DIRECTION – Determine how many lines contain the string "this". Respond with that number and nothing more.

MATERIAL –
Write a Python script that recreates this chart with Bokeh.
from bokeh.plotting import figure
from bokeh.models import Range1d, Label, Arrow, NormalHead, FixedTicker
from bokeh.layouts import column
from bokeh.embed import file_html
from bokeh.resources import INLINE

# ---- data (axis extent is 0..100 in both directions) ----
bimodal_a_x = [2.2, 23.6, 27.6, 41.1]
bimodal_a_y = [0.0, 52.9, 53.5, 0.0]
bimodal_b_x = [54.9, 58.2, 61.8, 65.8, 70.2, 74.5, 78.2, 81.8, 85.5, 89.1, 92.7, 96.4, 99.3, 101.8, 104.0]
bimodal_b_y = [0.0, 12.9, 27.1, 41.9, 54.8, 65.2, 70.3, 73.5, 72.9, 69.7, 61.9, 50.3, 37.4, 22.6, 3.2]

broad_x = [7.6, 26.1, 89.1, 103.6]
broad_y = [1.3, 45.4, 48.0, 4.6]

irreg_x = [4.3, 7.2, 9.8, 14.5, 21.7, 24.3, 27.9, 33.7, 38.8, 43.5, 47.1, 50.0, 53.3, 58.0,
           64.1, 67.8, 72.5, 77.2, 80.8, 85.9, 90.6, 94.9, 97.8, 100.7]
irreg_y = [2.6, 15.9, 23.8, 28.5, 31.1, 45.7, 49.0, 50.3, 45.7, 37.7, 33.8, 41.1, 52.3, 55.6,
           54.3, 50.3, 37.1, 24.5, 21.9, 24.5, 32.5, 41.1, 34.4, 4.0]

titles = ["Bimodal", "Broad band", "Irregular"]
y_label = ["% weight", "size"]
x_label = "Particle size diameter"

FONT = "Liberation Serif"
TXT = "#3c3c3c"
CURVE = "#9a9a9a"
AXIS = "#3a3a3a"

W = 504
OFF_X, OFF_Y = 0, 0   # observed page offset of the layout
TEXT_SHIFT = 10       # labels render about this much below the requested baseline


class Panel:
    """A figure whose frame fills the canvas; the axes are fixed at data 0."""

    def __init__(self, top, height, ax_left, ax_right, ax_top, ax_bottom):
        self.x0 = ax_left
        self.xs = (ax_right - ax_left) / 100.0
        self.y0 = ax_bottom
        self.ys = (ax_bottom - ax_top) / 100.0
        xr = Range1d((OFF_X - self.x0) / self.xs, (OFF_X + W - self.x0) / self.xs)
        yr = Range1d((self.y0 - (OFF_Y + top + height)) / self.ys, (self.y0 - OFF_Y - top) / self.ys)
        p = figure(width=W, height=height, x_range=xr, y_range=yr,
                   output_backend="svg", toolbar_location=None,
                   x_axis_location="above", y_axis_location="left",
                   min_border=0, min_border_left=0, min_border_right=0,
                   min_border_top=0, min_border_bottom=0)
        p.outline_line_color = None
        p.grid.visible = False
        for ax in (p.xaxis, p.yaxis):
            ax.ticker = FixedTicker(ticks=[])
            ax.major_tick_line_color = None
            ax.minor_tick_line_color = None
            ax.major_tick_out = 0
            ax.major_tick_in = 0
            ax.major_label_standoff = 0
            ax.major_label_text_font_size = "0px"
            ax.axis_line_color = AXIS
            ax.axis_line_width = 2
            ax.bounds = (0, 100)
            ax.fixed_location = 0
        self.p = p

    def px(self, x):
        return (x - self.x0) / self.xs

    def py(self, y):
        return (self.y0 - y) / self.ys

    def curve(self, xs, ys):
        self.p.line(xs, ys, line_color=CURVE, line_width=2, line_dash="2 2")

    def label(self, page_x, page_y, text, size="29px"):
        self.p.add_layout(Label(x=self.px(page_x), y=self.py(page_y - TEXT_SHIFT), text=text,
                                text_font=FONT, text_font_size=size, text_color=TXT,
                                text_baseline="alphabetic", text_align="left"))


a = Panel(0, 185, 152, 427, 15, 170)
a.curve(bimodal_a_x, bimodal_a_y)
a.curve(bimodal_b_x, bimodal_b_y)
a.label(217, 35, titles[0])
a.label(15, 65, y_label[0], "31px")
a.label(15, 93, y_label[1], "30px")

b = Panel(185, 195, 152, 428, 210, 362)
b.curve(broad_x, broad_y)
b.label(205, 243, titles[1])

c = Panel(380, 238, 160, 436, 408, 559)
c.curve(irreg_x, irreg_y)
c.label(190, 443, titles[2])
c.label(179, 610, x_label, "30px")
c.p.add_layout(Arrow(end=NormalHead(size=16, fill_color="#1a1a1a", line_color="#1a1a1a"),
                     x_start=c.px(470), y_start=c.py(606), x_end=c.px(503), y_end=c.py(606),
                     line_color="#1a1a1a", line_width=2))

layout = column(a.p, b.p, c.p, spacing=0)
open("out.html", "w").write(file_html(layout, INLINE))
==
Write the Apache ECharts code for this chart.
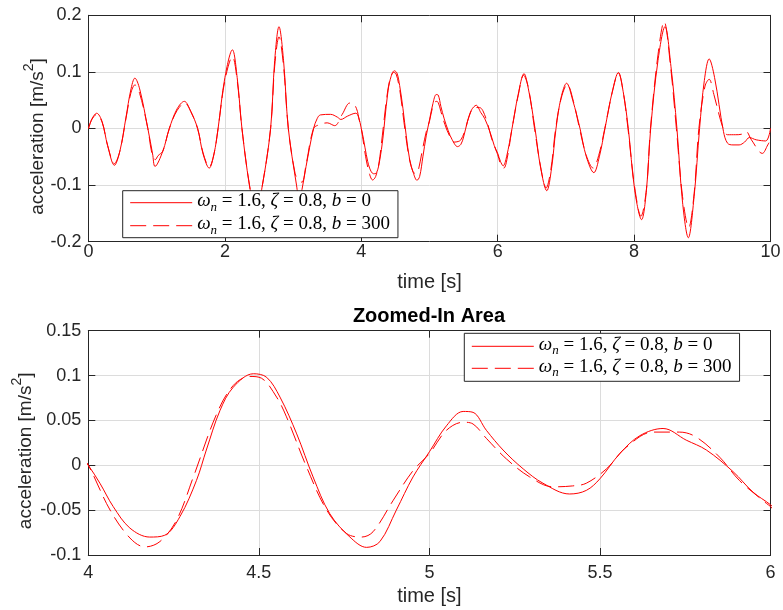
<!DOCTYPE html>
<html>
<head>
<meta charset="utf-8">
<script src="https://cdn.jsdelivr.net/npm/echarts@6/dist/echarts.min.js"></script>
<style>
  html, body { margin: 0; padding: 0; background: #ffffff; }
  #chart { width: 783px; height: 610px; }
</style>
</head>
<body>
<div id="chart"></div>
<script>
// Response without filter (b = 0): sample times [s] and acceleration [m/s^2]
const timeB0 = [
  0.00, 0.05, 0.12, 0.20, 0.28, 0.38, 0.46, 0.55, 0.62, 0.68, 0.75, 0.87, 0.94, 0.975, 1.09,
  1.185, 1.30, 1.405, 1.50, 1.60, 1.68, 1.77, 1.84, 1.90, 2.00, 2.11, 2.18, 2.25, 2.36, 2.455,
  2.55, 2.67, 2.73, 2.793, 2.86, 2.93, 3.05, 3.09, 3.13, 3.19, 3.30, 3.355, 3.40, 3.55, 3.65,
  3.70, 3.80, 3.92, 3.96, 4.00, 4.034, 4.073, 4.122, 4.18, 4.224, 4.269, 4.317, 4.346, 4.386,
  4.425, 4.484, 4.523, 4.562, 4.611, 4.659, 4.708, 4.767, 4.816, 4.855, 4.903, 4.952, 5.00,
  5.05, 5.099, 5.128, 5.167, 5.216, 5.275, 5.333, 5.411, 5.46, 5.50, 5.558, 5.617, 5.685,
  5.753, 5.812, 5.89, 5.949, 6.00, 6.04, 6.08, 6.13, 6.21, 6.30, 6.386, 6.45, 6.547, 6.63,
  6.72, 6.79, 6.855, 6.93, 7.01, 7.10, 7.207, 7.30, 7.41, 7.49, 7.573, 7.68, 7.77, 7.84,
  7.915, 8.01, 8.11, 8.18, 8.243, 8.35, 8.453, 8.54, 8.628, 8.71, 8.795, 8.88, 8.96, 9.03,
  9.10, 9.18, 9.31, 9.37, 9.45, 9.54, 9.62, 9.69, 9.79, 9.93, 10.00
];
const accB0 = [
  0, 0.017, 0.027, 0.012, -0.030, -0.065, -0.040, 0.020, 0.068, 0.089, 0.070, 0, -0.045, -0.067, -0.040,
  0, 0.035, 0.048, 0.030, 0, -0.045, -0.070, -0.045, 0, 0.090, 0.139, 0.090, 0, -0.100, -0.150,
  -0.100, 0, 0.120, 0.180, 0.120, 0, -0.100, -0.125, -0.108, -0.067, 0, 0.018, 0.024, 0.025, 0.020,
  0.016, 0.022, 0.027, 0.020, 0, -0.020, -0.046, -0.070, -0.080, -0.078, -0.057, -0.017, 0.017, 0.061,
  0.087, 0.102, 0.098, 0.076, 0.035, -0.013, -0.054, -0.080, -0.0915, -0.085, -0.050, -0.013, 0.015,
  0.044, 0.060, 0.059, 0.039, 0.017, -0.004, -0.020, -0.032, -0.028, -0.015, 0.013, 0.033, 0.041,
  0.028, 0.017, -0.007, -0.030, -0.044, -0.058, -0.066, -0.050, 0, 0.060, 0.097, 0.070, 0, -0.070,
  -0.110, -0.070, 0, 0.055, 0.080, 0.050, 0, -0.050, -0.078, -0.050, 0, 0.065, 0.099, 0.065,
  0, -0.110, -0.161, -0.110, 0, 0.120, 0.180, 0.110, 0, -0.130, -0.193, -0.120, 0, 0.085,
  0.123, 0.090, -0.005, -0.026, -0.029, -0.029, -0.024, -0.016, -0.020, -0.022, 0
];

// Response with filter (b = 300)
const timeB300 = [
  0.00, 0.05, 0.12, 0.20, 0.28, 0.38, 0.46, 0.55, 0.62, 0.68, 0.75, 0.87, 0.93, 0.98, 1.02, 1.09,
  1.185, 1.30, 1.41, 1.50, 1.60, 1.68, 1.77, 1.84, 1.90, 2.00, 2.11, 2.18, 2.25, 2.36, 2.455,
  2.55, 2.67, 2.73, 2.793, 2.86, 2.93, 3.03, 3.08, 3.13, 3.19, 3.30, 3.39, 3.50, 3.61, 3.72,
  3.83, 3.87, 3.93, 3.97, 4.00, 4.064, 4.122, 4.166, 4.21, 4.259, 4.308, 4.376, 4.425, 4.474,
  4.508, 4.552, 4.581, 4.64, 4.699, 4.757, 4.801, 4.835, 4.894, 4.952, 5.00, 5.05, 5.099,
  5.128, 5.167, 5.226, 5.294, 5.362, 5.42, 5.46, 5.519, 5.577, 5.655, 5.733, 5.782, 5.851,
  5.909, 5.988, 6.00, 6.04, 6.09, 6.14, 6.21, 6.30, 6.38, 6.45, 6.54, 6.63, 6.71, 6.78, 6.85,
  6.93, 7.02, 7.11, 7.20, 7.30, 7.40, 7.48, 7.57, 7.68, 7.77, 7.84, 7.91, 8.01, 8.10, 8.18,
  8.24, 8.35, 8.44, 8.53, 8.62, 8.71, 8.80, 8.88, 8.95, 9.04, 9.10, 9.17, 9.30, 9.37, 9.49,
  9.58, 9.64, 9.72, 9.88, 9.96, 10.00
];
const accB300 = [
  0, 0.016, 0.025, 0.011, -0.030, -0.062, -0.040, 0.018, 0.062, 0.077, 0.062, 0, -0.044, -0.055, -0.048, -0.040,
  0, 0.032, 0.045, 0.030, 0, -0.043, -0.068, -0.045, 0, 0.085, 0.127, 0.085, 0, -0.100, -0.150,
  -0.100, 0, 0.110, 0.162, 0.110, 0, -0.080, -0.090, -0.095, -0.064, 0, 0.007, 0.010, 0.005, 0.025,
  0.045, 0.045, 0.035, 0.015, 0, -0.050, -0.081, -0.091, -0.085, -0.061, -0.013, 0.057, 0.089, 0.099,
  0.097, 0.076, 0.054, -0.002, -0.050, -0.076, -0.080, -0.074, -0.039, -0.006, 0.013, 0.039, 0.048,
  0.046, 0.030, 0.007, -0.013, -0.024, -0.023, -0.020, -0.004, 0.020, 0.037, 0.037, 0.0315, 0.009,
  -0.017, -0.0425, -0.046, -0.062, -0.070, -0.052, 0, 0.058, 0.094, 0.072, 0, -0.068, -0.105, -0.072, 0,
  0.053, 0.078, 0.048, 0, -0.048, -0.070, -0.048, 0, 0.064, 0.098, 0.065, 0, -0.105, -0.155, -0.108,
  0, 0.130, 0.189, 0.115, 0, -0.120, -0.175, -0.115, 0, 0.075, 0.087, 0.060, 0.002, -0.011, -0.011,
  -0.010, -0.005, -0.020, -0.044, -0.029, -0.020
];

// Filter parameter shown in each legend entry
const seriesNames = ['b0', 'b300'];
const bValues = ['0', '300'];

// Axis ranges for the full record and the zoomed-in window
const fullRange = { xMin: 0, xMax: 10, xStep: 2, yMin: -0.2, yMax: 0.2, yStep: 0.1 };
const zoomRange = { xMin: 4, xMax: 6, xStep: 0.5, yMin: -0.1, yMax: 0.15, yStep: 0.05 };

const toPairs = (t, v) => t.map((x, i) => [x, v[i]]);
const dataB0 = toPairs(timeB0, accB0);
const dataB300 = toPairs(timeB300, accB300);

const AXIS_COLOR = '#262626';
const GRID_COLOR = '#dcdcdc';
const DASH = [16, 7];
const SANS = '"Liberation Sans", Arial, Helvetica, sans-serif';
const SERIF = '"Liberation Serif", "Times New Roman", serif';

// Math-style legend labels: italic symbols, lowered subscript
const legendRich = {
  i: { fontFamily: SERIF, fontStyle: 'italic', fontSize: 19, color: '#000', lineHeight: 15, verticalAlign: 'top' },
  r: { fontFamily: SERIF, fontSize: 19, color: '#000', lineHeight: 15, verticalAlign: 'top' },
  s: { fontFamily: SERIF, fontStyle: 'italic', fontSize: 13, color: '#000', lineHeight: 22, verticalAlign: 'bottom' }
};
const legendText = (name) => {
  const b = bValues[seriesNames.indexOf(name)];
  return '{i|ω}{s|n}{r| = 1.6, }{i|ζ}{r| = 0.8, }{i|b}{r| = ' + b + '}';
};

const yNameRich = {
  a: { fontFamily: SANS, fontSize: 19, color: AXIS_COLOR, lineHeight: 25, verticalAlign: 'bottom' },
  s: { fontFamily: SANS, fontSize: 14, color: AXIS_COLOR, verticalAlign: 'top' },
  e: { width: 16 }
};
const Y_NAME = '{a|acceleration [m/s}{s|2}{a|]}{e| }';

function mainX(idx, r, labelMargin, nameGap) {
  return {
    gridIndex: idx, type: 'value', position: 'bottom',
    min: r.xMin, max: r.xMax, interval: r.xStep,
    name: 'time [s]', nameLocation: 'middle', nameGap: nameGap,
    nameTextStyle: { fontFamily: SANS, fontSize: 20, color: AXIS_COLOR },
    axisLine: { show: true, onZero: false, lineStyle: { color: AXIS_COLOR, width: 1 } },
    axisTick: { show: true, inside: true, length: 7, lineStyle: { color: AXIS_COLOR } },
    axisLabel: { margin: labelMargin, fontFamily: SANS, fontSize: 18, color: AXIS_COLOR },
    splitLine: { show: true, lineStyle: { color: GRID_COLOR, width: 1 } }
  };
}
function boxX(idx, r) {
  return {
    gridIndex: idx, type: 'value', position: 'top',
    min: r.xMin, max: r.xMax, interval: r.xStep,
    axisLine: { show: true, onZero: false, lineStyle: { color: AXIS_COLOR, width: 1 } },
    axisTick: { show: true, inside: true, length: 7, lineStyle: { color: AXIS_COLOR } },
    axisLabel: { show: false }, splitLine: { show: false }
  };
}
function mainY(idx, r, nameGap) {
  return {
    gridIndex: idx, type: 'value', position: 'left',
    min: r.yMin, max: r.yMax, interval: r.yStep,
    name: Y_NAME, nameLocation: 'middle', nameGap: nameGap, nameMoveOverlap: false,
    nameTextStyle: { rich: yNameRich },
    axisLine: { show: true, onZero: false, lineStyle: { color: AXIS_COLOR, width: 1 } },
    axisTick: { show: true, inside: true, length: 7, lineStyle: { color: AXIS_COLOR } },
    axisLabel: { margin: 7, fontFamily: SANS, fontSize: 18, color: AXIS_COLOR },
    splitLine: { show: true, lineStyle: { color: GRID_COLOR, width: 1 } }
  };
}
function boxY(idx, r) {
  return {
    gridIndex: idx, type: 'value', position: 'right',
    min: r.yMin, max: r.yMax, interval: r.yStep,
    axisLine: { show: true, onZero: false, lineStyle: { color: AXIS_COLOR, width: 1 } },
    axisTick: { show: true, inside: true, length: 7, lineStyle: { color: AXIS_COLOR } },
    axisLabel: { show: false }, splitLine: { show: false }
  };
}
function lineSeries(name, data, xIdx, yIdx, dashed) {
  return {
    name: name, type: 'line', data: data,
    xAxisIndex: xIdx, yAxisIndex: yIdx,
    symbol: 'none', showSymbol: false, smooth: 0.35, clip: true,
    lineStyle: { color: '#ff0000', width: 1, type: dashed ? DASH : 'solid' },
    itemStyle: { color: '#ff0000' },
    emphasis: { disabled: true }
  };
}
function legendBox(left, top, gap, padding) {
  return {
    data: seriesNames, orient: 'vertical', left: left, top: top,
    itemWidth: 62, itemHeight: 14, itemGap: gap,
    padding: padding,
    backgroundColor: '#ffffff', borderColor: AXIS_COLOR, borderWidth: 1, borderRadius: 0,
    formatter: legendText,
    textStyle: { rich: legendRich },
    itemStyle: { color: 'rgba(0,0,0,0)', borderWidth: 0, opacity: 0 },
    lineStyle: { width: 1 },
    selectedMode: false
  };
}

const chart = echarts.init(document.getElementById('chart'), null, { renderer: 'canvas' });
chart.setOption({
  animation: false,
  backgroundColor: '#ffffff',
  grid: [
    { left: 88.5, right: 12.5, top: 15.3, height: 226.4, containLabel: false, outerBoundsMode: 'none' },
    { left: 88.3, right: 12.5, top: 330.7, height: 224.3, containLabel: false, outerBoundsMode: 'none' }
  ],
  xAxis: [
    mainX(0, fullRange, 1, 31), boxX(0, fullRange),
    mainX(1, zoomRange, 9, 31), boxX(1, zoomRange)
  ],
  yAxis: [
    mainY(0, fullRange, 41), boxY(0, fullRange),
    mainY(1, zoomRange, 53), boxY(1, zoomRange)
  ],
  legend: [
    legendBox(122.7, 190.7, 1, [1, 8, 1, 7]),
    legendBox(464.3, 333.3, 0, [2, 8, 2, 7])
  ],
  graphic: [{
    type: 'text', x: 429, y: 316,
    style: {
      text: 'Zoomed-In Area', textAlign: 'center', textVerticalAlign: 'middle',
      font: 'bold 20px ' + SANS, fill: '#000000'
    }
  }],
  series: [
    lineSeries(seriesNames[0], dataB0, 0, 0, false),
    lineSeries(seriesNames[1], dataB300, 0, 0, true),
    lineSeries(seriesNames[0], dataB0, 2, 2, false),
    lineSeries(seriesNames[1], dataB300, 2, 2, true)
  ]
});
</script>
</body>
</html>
--
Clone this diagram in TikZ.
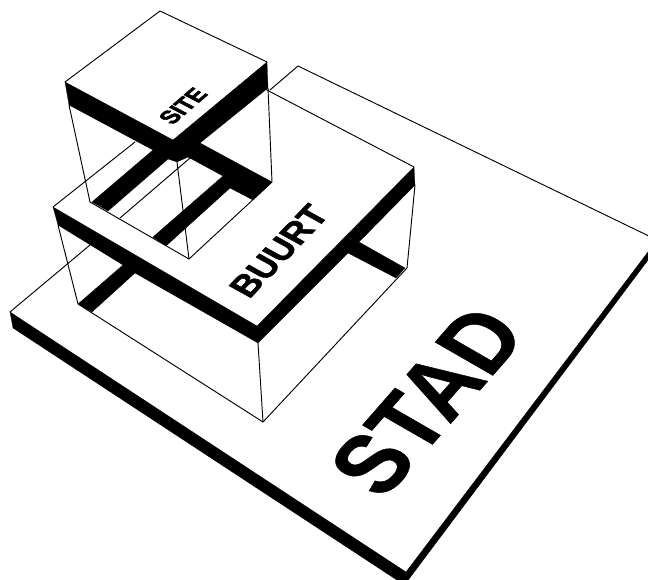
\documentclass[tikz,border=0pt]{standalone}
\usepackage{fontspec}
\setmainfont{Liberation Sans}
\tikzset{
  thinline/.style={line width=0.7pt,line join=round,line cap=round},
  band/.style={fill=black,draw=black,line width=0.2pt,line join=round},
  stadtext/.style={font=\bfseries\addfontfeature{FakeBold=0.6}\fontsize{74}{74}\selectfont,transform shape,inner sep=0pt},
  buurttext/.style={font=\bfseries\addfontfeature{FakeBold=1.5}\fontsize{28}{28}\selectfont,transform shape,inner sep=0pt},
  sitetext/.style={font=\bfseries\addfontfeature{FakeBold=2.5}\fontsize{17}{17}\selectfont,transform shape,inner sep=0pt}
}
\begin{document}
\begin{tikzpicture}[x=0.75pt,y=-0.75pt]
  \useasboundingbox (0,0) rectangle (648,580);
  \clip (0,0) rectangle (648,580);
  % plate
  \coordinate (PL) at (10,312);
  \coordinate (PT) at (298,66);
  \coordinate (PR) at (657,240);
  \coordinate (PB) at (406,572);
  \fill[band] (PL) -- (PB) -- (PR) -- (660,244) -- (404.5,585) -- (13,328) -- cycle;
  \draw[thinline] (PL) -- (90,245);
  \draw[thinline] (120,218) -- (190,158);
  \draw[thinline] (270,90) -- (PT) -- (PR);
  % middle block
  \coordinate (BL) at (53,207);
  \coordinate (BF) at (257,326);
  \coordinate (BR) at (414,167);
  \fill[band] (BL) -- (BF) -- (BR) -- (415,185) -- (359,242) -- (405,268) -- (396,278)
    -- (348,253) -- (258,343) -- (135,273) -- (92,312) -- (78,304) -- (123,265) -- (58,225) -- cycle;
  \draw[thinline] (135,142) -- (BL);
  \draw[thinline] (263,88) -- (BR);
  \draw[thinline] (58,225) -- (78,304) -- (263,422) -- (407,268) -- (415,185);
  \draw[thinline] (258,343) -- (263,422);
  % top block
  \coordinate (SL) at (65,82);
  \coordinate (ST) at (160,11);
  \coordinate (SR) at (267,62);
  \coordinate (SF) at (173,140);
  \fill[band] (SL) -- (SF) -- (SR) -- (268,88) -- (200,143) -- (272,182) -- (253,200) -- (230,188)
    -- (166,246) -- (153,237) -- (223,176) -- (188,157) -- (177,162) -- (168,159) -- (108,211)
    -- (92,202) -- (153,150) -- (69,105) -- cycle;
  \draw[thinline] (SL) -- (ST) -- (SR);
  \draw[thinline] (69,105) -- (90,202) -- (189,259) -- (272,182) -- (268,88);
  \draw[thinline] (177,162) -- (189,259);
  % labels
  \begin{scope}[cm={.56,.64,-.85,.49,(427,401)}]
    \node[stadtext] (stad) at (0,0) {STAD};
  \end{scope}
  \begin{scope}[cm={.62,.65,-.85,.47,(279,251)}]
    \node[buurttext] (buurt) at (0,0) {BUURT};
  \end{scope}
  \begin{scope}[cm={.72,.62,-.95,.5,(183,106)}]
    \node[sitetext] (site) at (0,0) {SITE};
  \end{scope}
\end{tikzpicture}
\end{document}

EXERCISE OUTPUT – 4